Shooting through the mountains of Bulgaria on the motorway then turn off. The Rila monastery as night was falling extraordinary wooden galleries painted white and read. Unlike anything in Romania or elsewhere. The heart of Bulgaria. Empty. We only have a short while before the place closes. Boris III’s tomb. Sculpted on the tomb he looked like a Mosleyite.


After a very long search we find a  hotel that smells of antiseptic like a clean WC. €30 for a suite. Empty sterile room with balcony. Crashed.

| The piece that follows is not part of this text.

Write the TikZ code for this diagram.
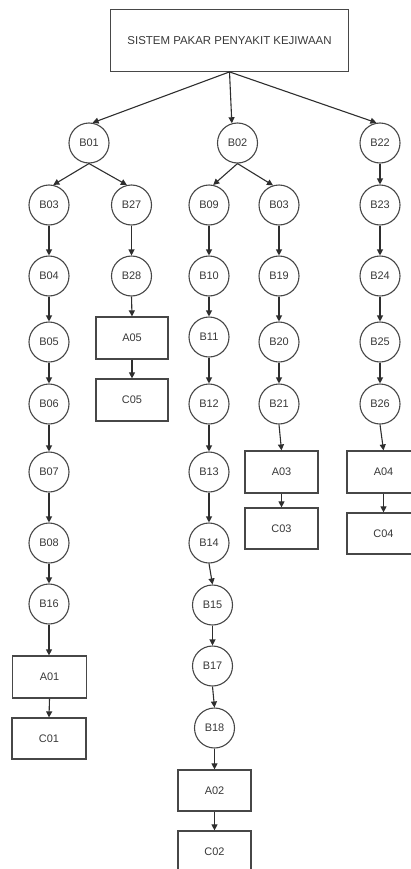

Patrick saw that the ads for DJs in Jar includes DJs from Macedonia and thinks this is the future without ethnic hatred. He still thinks he says that decency kindness and gentleness will conquer terrorism. I think ethnic groups live together at best without liking each other and thus is human nature. The world is being remade by liberals who think human nature basically good.  Perhaps they are unusually good themselves.


Sunday, 16 August 2009 Rila


Rila. The monastery burnt down in the 1840s and was rebuilt. Very atmospheric with high arcades which reminded me of the Great Mosque at Damascus. But I still felt cheated – only Victorian. Swiz in Molesworth’s lingo. A coach party of British at 10.30. Bulgaria is no longer obscure. This is however ersatz the real Bulgaria which survived only via the Church. Suddenly I forgot my Metternichianism and became a Bulgarian nationalist. How wonderful that they threw off the Muslim yoke after 500 years.


Long journey home broken by uninspired late lunch at a hotel in Ruse, the Bulgarian river port on the Danube.


Hot sunny motionless Sunday afternoon in Ruse. I tell Patrick: all of us spent our adolescence in Ruse. Patrick: Some of us spent us adulthoods in Ruse.